• _Data for the task_
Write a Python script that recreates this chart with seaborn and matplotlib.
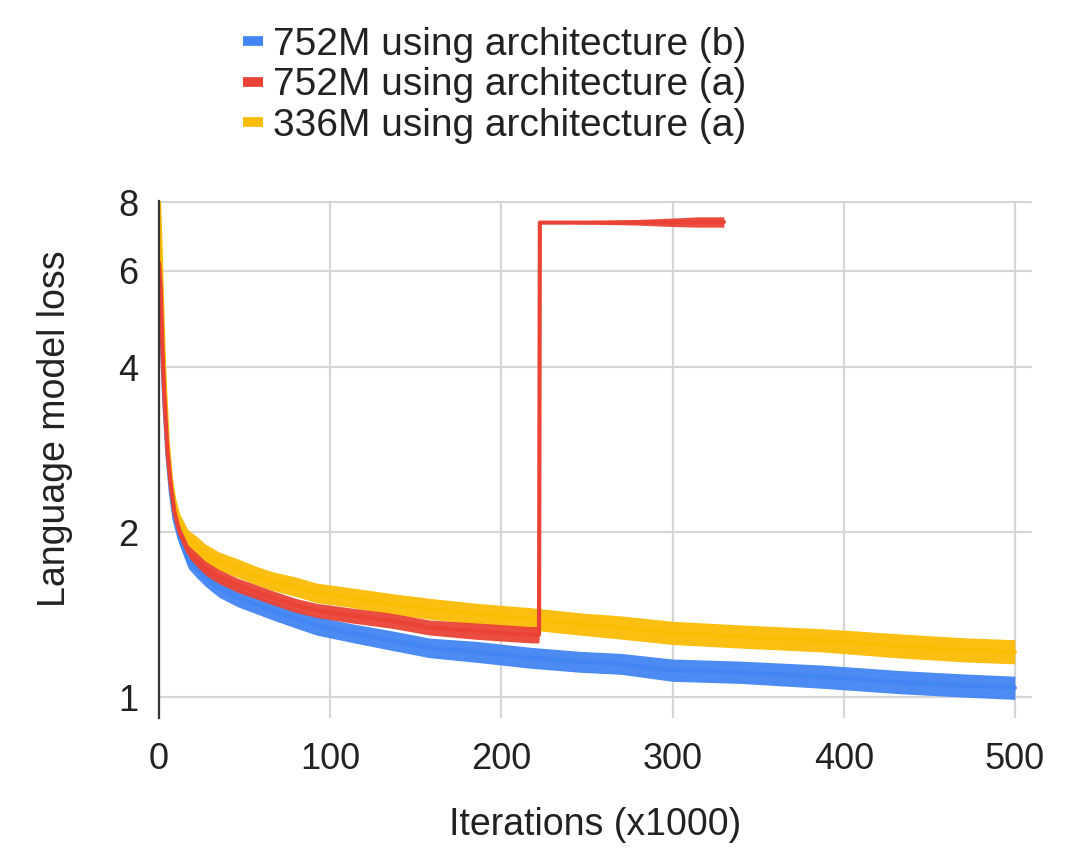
import numpy as np
import pandas as pd
import matplotlib
matplotlib.use("Agg")
import matplotlib.pyplot as plt
import seaborn as sns
from matplotlib.lines import Line2D

# values (iterations in thousands, loss on log axis)
iters = [0, 1, 2, 3, 5, 7, 9, 12, 17, 22, 27, 35, 46, 56, 66, 80, 92, 112,
         135, 158, 185, 217, 246, 270, 300, 340, 387, 433, 470, 500]
loss_752b = [6.2, 5.5, 4.2, 3.5, 2.75, 2.35, 2.12, 1.95, 1.78, 1.71, 1.65,
             1.58, 1.52, 1.48, 1.44, 1.39, 1.35, 1.31, 1.27, 1.23, 1.21, 1.18,
             1.16, 1.15, 1.12, 1.11, 1.09, 1.065, 1.05, 1.04]
spread_752b = [0, 0, 0, 0, 0.01, 0.02, 0.025, 0.03, 0.035, 0.035, 0.035,
               0.038, 0.04, 0.04, 0.04, 0.04, 0.04, 0.04, 0.042, 0.042, 0.045,
               0.045, 0.045, 0.045, 0.048, 0.048, 0.05, 0.05, 0.05, 0.05]

iters_752a = [0, 1, 2, 3, 5, 7, 9, 12, 17, 22, 27, 35, 46, 56, 66, 80, 92,
              112, 135, 158, 185, 217, 222, 222.5, 250, 280, 300, 315, 330]
loss_752a = [6.2, 5.6, 4.3, 3.6, 2.8, 2.42, 2.18, 2.0, 1.84, 1.78, 1.72, 1.66,
             1.60, 1.56, 1.52, 1.47, 1.44, 1.41, 1.38, 1.34, 1.32, 1.30, 1.30,
             7.35, 7.35, 7.36, 7.36, 7.37, 7.37]
spread_752a = [0, 0, 0, 0, 0.01, 0.02, 0.025, 0.028, 0.03, 0.03, 0.03, 0.03,
               0.03, 0.03, 0.03, 0.03, 0.03, 0.032, 0.032, 0.032, 0.035, 0.035,
               0.035, 0.0, 0.006, 0.012, 0.018, 0.022, 0.022]

loss_336a = [8.0, 6.5, 5.0, 4.0, 2.95, 2.5, 2.28, 2.1, 1.95, 1.89, 1.83, 1.77,
             1.72, 1.67, 1.63, 1.59, 1.55, 1.52, 1.48, 1.45, 1.42, 1.39, 1.36,
             1.34, 1.31, 1.29, 1.27, 1.24, 1.22, 1.21]
spread_336a = [0, 0, 0, 0, 0.01, 0.02, 0.025, 0.03, 0.035, 0.04, 0.04, 0.04,
               0.04, 0.04, 0.04, 0.042, 0.042, 0.042, 0.045, 0.045, 0.045,
               0.048, 0.048, 0.05, 0.05, 0.05, 0.05, 0.052, 0.052, 0.052]

labels = ["752M using architecture (b)", "752M using architecture (a)",
          "336M using architecture (a)"]
colors = ["#4285F4", "#EA4335", "#FBBC04"]

df = pd.concat([
    pd.DataFrame({"iter": iters, "loss": loss_752b, "spread": spread_752b, "model": labels[0]}),
    pd.DataFrame({"iter": iters, "loss": loss_336a, "spread": spread_336a, "model": labels[2]}),
    pd.DataFrame({"iter": iters_752a, "loss": loss_752a, "spread": spread_752a, "model": labels[1]}),
])
palette = dict(zip(labels, colors))

sns.set_theme(style="whitegrid")
plt.rcParams["font.family"] = ["Liberation Sans", "DejaVu Sans"]

fig = plt.figure(figsize=(10.65, 8.48), dpi=100)
ax = fig.add_axes([0.1493, 0.1533, 0.8197, 0.6097])

# noisy bands, drawn blue -> yellow -> red
for name in [labels[0], labels[2], labels[1]]:
    d = df[df["model"] == name]
    y = d["loss"].to_numpy()
    s = d["spread"].to_numpy()
    ax.fill_between(d["iter"], y / (1 + s), y * (1 + s), color=palette[name],
                    lw=0, alpha=0.95)
    sns.lineplot(data=d, x="iter", y="loss", color=palette[name], lw=3,
                 estimator=None, sort=False, ax=ax, legend=False)

ax.set_yscale("log")
ax.set_ylim(0.916, 8.05)
ax.set_xlim(0, 510)
ax.set_yticks([1, 2, 4, 6, 8])
ax.set_yticklabels(["1", "2", "4", "6", "8"])
ax.minorticks_off()
ax.set_xticks([0, 100, 200, 300, 400, 500])

ax.grid(True, color="#d6d6d6", lw=1.6)
for side in ["top", "right", "bottom"]:
    ax.spines[side].set_visible(False)
ax.spines["left"].set_color("#333333")
ax.spines["left"].set_linewidth(1.6)
ax.tick_params(axis="both", length=0, labelsize=26, colors="#222222")
ax.tick_params(axis="y", pad=15)
ax.tick_params(axis="x", pad=17)

ax.set_xlabel("Iterations (x1000)", fontsize=27, color="#222222", labelpad=22)
ax.set_ylabel("Language model loss", fontsize=27, color="#222222")
ax.yaxis.set_label_coords(-0.098, 0.56)

handles = [Line2D([0], [0], color=c, lw=7, solid_capstyle="butt") for c in colors]
fig.legend(handles, labels, loc="upper left", bbox_to_anchor=(0.2138, 0.987),
           frameon=False, fontsize=28, handlelength=0.5, handletextpad=0.26,
           labelspacing=0.12, borderaxespad=0, labelcolor="#222222")

fig.savefig("out.png", dpi=100)
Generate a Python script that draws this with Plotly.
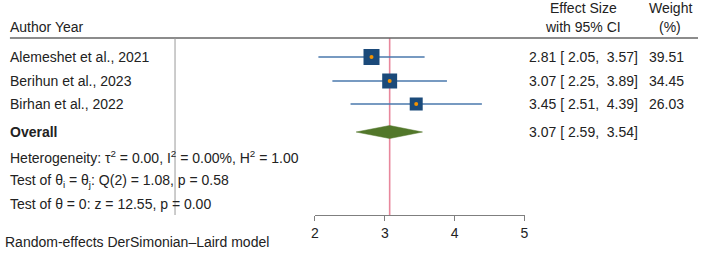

• _Problem details_
Take the data above and repeat it exactly, leaving each picture out.

• _Written answer_
Write a Python script that recreates this chart with seaborn and matplotlib.
import numpy as np
import pandas as pd
import matplotlib
matplotlib.use("Agg")
import matplotlib.pyplot as plt
import seaborn as sns
from matplotlib.lines import Line2D

# values (iterations in thousands, loss on log axis)
iters = [0, 1, 2, 3, 5, 7, 9, 12, 17, 22, 27, 35, 46, 56, 66, 80, 92, 112,
         135, 158, 185, 217, 246, 270, 300, 340, 387, 433, 470, 500]
loss_752b = [6.2, 5.5, 4.2, 3.5, 2.75, 2.35, 2.12, 1.95, 1.78, 1.71, 1.65,
             1.58, 1.52, 1.48, 1.44, 1.39, 1.35, 1.31, 1.27, 1.23, 1.21, 1.18,
             1.16, 1.15, 1.12, 1.11, 1.09, 1.065, 1.05, 1.04]
spread_752b = [0, 0, 0, 0, 0.01, 0.02, 0.025, 0.03, 0.035, 0.035, 0.035,
               0.038, 0.04, 0.04, 0.04, 0.04, 0.04, 0.04, 0.042, 0.042, 0.045,
               0.045, 0.045, 0.045, 0.048, 0.048, 0.05, 0.05, 0.05, 0.05]

iters_752a = [0, 1, 2, 3, 5, 7, 9, 12, 17, 22, 27, 35, 46, 56, 66, 80, 92,
              112, 135, 158, 185, 217, 222, 222.5, 250, 280, 300, 315, 330]
loss_752a = [6.2, 5.6, 4.3, 3.6, 2.8, 2.42, 2.18, 2.0, 1.84, 1.78, 1.72, 1.66,
             1.60, 1.56, 1.52, 1.47, 1.44, 1.41, 1.38, 1.34, 1.32, 1.30, 1.30,
             7.35, 7.35, 7.36, 7.36, 7.37, 7.37]
spread_752a = [0, 0, 0, 0, 0.01, 0.02, 0.025, 0.028, 0.03, 0.03, 0.03, 0.03,
               0.03, 0.03, 0.03, 0.03, 0.03, 0.032, 0.032, 0.032, 0.035, 0.035,
               0.035, 0.0, 0.006, 0.012, 0.018, 0.022, 0.022]

loss_336a = [8.0, 6.5, 5.0, 4.0, 2.95, 2.5, 2.28, 2.1, 1.95, 1.89, 1.83, 1.77,
             1.72, 1.67, 1.63, 1.59, 1.55, 1.52, 1.48, 1.45, 1.42, 1.39, 1.36,
             1.34, 1.31, 1.29, 1.27, 1.24, 1.22, 1.21]
spread_336a = [0, 0, 0, 0, 0.01, 0.02, 0.025, 0.03, 0.035, 0.04, 0.04, 0.04,
               0.04, 0.04, 0.04, 0.042, 0.042, 0.042, 0.045, 0.045, 0.045,
               0.048, 0.048, 0.05, 0.05, 0.05, 0.05, 0.052, 0.052, 0.052]

labels = ["752M using architecture (b)", "752M using architecture (a)",
          "336M using architecture (a)"]
colors = ["#4285F4", "#EA4335", "#FBBC04"]

df = pd.concat([
    pd.DataFrame({"iter": iters, "loss": loss_752b, "spread": spread_752b, "model": labels[0]}),
    pd.DataFrame({"iter": iters, "loss": loss_336a, "spread": spread_336a, "model": labels[2]}),
    pd.DataFrame({"iter": iters_752a, "loss": loss_752a, "spread": spread_752a, "model": labels[1]}),
])
palette = dict(zip(labels, colors))

sns.set_theme(style="whitegrid")
plt.rcParams["font.family"] = ["Liberation Sans", "DejaVu Sans"]

fig = plt.figure(figsize=(10.65, 8.48), dpi=100)
ax = fig.add_axes([0.1493, 0.1533, 0.8197, 0.6097])

# noisy bands, drawn blue -> yellow -> red
for name in [labels[0], labels[2], labels[1]]:
    d = df[df["model"] == name]
    y = d["loss"].to_numpy()
    s = d["spread"].to_numpy()
    ax.fill_between(d["iter"], y / (1 + s), y * (1 + s), color=palette[name],
                    lw=0, alpha=0.95)
    sns.lineplot(data=d, x="iter", y="loss", color=palette[name], lw=3,
                 estimator=None, sort=False, ax=ax, legend=False)

ax.set_yscale("log")
ax.set_ylim(0.916, 8.05)
ax.set_xlim(0, 510)
ax.set_yticks([1, 2, 4, 6, 8])
ax.set_yticklabels(["1", "2", "4", "6", "8"])
ax.minorticks_off()
ax.set_xticks([0, 100, 200, 300, 400, 500])

ax.grid(True, color="#d6d6d6", lw=1.6)
for side in ["top", "right", "bottom"]:
    ax.spines[side].set_visible(False)
ax.spines["left"].set_color("#333333")
ax.spines["left"].set_linewidth(1.6)
ax.tick_params(axis="both", length=0, labelsize=26, colors="#222222")
ax.tick_params(axis="y", pad=15)
ax.tick_params(axis="x", pad=17)

ax.set_xlabel("Iterations (x1000)", fontsize=27, color="#222222", labelpad=22)
ax.set_ylabel("Language model loss", fontsize=27, color="#222222")
ax.yaxis.set_label_coords(-0.098, 0.56)

handles = [Line2D([0], [0], color=c, lw=7, solid_capstyle="butt") for c in colors]
fig.legend(handles, labels, loc="upper left", bbox_to_anchor=(0.2138, 0.987),
           frameon=False, fontsize=28, handlelength=0.5, handletextpad=0.26,
           labelspacing=0.12, borderaxespad=0, labelcolor="#222222")

fig.savefig("out.png", dpi=100)
Generate a Python script that draws this with Plotly.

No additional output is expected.